25. Jeffersonian Door
I have a Jeffersonian window. I don't know how it got its name. Perhaps Thomas Jefferson liked them. Maybe they were at Monticello. I don't know. A quick google search is futile. The only sites I can find are other St. Louis architecture blogs. Perhaps it's a colloquialism.
What is a Jeffersonian window? When closed, it looks like any other window in the room. It has a top pane and bottom, a lock in the center where they meet, and a handle that looks as if it would raise the lower pane up. Just like any double-hung window. But when you pull the handle up, you realize the window raises from the floor. The paneling below the window isn't attached the wall, but in the track with the lower pane of glass.
So you raise this up into the ceiling--the bottom of the window goes up at least to the level of the lock where the two window panes meet. It may be (mine is old, obviously, and I don't push and pry) that at that point both parts can continue up further into the wall, but my upper pane doesn't budge. So you have to duck a bit to walk through the doorway it makes, but you can walk through.
Mine opens onto a sleeping porch off my bedroom. We don't use it often because the cats can jump from the porch to the neighbor's kitchen window (we live next to a 2-family flat with an apartment on the second floor). Since I've played that game once with Hickory already, I'm not about to let them sun on the porch until I get it screened in. Which I will do--it's just a matter of priorities.

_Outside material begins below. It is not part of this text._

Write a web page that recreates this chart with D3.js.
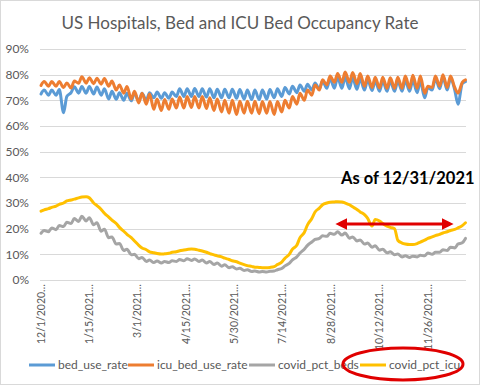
<!DOCTYPE html>
<html>
<head>
<meta charset="utf-8">
<script src="https://cdn.jsdelivr.net/npm/d3@7"></script>
<style>
  body { margin: 0; background: #fff; }
  text { font-family: Lato, "Open Sans", sans-serif; }
</style>
</head>
<body>
<svg id="chart"></svg>
<script>
// Sampled twice a week: day offsets from 12/1/2020 (days 7k and 7k+3)
const sampleDays = d3.range(0, 57).flatMap(k => [7 * k, 7 * k + 3]);

const tickDays = [0, 45, 90, 135, 180, 225, 270, 315, 360];
const tickLabels = ["12/1/2020…", "1/15/2021…", "3/1/2021…", "4/15/2021…", "5/30/2021…",
  "7/14/2021…", "8/28/2021…", "10/12/2021…", "11/26/2021…"];

const bedUseRate = [
  72.5,74.0, 72.0,74.0, 72.0,74.2, 65.2,71.5, 73.0,75.3, 72.8,75.4, 72.8,75.4, 72.5,75.2, 72.0,74.5, 70.5,73.5,
  70.4,73.0, 70.0,72.8, 69.8,72.8, 69.6,72.8, 70.0,73.0, 71.0,73.2, 70.8,73.0, 70.8,73.2, 71.5,74.5, 71.5,74.5,
  71.5,74.6, 71.5,74.5, 71.3,74.5, 71.0,74.3, 71.0,74.3, 71.0,74.3, 70.8,74.2, 70.5,74.0, 70.3,74.0, 70.3,74.0,
  70.5,74.2, 71.0,74.5, 71.5,75.0, 72.5,75.5, 73.0,76.0, 73.5,76.3, 74.0,76.8, 74.5,77.5, 74.7,78.5, 74.7,79.0,
  74.7,79.0, 74.5,78.8, 74.3,78.5, 74.0,78.0, 73.8,77.5, 73.5,77.5, 73.5,77.5, 73.5,77.5, 73.5,77.8, 73.5,77.8,
  73.0,77.5, 71.0,75.0, 74.0,78.5, 74.5,79.0, 74.0,78.5, 74.0,68.5, 76.5,77.3
];

const icuBedUseRate = [
  75.8,77.3, 75.5,77.3, 75.5,77.3, 75.0,76.8, 74.8,77.5, 76.7,79.2, 76.7,78.8, 76.5,78.6, 76.3,78.5, 75.5,77.5,
  74.0,76.0, 72.8,75.4, 70.5,73.5, 69.0,72.8, 68.5,72.5, 66.5,70.5, 66.0,70.3, 66.5,70.5, 67.0,71.3, 67.0,71.5,
  67.2,71.5, 67.0,71.5, 66.8,71.0, 66.0,70.5, 65.5,70.0, 65.0,70.0, 64.5,69.6, 65.0,69.6, 65.0,69.6, 64.8,69.5,
  65.0,69.5, 64.5,69.5, 65.5,70.0, 67.0,71.5, 68.5,72.8, 70.0,74.0, 72.0,76.0, 74.0,78.0, 76.0,79.5, 77.0,80.5,
  77.0,81.0, 77.0,80.8, 76.5,80.5, 75.5,79.5, 75.0,79.0, 74.8,79.0, 74.7,78.8, 74.7,79.0, 74.7,79.5, 74.8,79.8,
  74.7,79.5, 72.8,75.5, 75.0,79.5, 75.5,80.0, 75.0,79.5, 75.0,72.8, 77.0,78.0
];

const covidPctBeds = [
  18.2,19.3, 18.8,20.3, 19.6,21.2, 20.8,22.5, 22.0,24.0, 22.8,24.8, 23.0,24.3, 21.5,22.3, 19.0,19.8, 16.5,16.8,
  14.0,14.2, 11.5,12.0, 9.8,10.0, 8.3,8.8, 7.2,7.8, 6.8,7.4, 6.6,7.2, 6.8,7.5, 7.2,8.0, 7.5,8.3,
  7.6,8.2, 7.2,7.8, 6.6,7.2, 6.0,6.6, 5.4,5.9, 4.8,5.2, 4.3,4.6, 3.7,4.0, 3.3,3.5, 3.1,3.3,
  3.1,3.4, 3.5,4.0, 4.5,5.5, 6.5,7.8, 9.0,10.5, 12.0,13.5, 14.8,15.8, 16.2,17.2, 17.0,18.2, 17.8,18.8,
  17.5,18.3, 16.3,16.8, 15.2,15.6, 14.0,14.4, 12.8,13.3, 11.6,12.0, 10.6,11.0, 9.8,10.1, 9.0,9.4, 8.8,9.3,
  9.0,9.6, 9.4,10.5, 10.0,10.8, 10.8,11.8, 11.5,12.8, 12.5,14.0, 14.5,16.2
];

const covidPctIcu = [
  26.8,27.3, 27.8,28.3, 28.8,29.5, 30.0,30.8, 31.2,31.5, 32.0,32.3, 32.4,32.0, 30.0,29.0, 27.5,26.0, 24.5,23.3,
  22.0,20.5, 19.0,17.8, 16.5,15.2, 13.5,12.5, 11.8,11.0, 10.6,10.3, 10.1,10.2, 10.4,10.8, 11.0,11.4, 11.7,11.9,
  12.1,12.0, 11.6,11.3, 10.8,10.3, 9.8,9.4, 9.0,8.5, 8.0,7.5, 7.1,6.6, 6.0,5.6, 5.3,5.0, 4.9,4.8,
  4.8,4.9, 5.2,6.0, 7.0,8.5, 10.0,12.0, 13.5,16.5, 18.5,21.5, 24.0,26.5, 28.0,29.3, 30.0,30.3, 30.4,30.5,
  30.4,30.0, 29.3,28.5, 27.5,26.5, 25.5,24.0, 21.0,23.6, 23.0,22.0, 21.0,20.5, 20.0,15.5, 14.4,14.0, 13.8,13.8,
  14.2,14.8, 15.5,16.2, 16.8,17.3, 17.8,18.3, 18.8,19.3, 19.7,20.3, 21.2,22.3
];

const seriesNames = ["bed_use_rate", "icu_bed_use_rate", "covid_pct_beds", "covid_pct_icu"];
const seriesColors = ["#5B9BD5", "#ED7D31", "#A5A5A5", "#FFC000"];
const seriesValues = [bedUseRate, icuBedUseRate, covidPctBeds, covidPctIcu];

const yTicks = [0, 10, 20, 30, 40, 50, 60, 70, 80, 90];

const width = 480, height = 385;
const svg = d3.select("#chart").attr("width", width).attr("height", height);

// chart frame
svg.append("rect")
    .attr("x", 0.5).attr("y", 0.5)
    .attr("width", width - 1).attr("height", height - 1)
    .attr("fill", "#fff").attr("stroke", "#D9D9D9");

// title
svg.append("text")
    .attr("x", 240).attr("y", 29)
    .attr("text-anchor", "middle")
    .attr("font-size", 17)
    .attr("fill", "#595959")
    .text("US Hospitals, Bed and ICU Bed Occupancy Rate");

const x = d3.scaleLinear().domain([0, 395]).range([41, 465.5]);
const y = d3.scaleLinear().domain([0, 90]).range([280, 49]);

// gridlines
svg.append("g").selectAll("line")
    .data(yTicks)
    .join("line")
    .attr("x1", 40).attr("x2", 466)
    .attr("y1", d => Math.round(y(d)) + 0.5)
    .attr("y2", d => Math.round(y(d)) + 0.5)
    .attr("stroke", "#D9D9D9");

// y tick labels
svg.append("g").selectAll("text")
    .data(yTicks)
    .join("text")
    .attr("x", 29).attr("y", d => y(d))
    .attr("dy", "0.35em")
    .attr("text-anchor", "end")
    .attr("font-size", 12)
    .attr("fill", "#595959")
    .text(d => d + "%");

// x tick labels (rotated)
svg.append("g").selectAll("text")
    .data(tickDays)
    .join("text")
    .attr("transform", d => `translate(${x(d)},284) rotate(-90)`)
    .attr("dy", "0.35em")
    .attr("text-anchor", "end")
    .attr("font-size", 10.5)
    .attr("fill", "#595959")
    .text((d, i) => tickLabels[i]);

// series lines
const line = d3.line()
    .x((d, i) => x(sampleDays[i]))
    .y(d => y(d))
    .curve(d3.curveMonotoneX);

svg.append("g").selectAll("path")
    .data(seriesValues)
    .join("path")
    .attr("d", d => line(d))
    .attr("fill", "none")
    .attr("stroke", (d, i) => seriesColors[i])
    .attr("stroke-width", 3)
    .attr("stroke-linejoin", "round")
    .attr("stroke-linecap", "round");

// annotation
svg.append("text")
    .attr("x", 341).attr("y", 184)
    .attr("font-size", 16.5)
    .attr("font-weight", "bold")
    .attr("fill", "#000")
    .text("As of 12/31/2021");

// red double arrow
const defs = svg.append("defs");
defs.append("marker")
    .attr("id", "arrow")
    .attr("viewBox", "0 0 10 10")
    .attr("refX", 7).attr("refY", 5)
    .attr("markerWidth", 4).attr("markerHeight", 4)
    .attr("orient", "auto-start-reverse")
    .append("path")
    .attr("d", "M0,0L10,5L0,10Z")
    .attr("fill", "#E00000");

svg.append("line")
    .attr("x1", 339).attr("x2", 450)
    .attr("y1", 224).attr("y2", 224)
    .attr("stroke", "#E00000")
    .attr("stroke-width", 3)
    .attr("marker-start", "url(#arrow)")
    .attr("marker-end", "url(#arrow)");

// legend
const legendX = [29, 128, 249, 360];
const legend = svg.append("g").selectAll("g")
    .data(seriesNames)
    .join("g")
    .attr("transform", (d, i) => `translate(${legendX[i]},365)`);

legend.append("line")
    .attr("x1", 0).attr("x2", 26)
    .attr("stroke", (d, i) => seriesColors[i])
    .attr("stroke-width", 3);

legend.append("text")
    .attr("x", 29).attr("dy", "0.35em")
    .attr("font-size", 12)
    .attr("fill", "#595959")
    .text(d => d);

// red ellipse around the covid_pct_icu legend entry
svg.append("ellipse")
    .attr("cx", 403).attr("cy", 364)
    .attr("rx", 60).attr("ry", 16)
    .attr("fill", "none")
    .attr("stroke", "#E00000")
    .attr("stroke-width", 3);
</script>
</body>
</html>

But that door is the reason we will never do a two-story addition to the back of our house. We might one day expand the kitchen and dining room. We might one day then expand the sleeping porch onto the addition's roof and make a deck. But I won't part with the door. My house has few intricacies of this sort. It is the Plain Jane on a block of Fancy Nancies. I won't take her Jeffersonian window away.
2 comments:
So last weekend I was at some folks house in the neighborhood who also have a Jefferson door. One of the homeowners explained to me that in the days of Thomas Jefferson, there was a tax imposed on houses being built that was based on the number of doors to the outside. One or two doors, little tax. More than that, the tax went up. Creative and frugal, homeowners and architects came up with the concept of a Jefferson door: access to the outside like a door, but technically a window. True or not, I don't know, but you can add it to the lore.
taxes are the reason for many st louis architecture foibles--flounder houses avoided taxes because they were considered unfinished.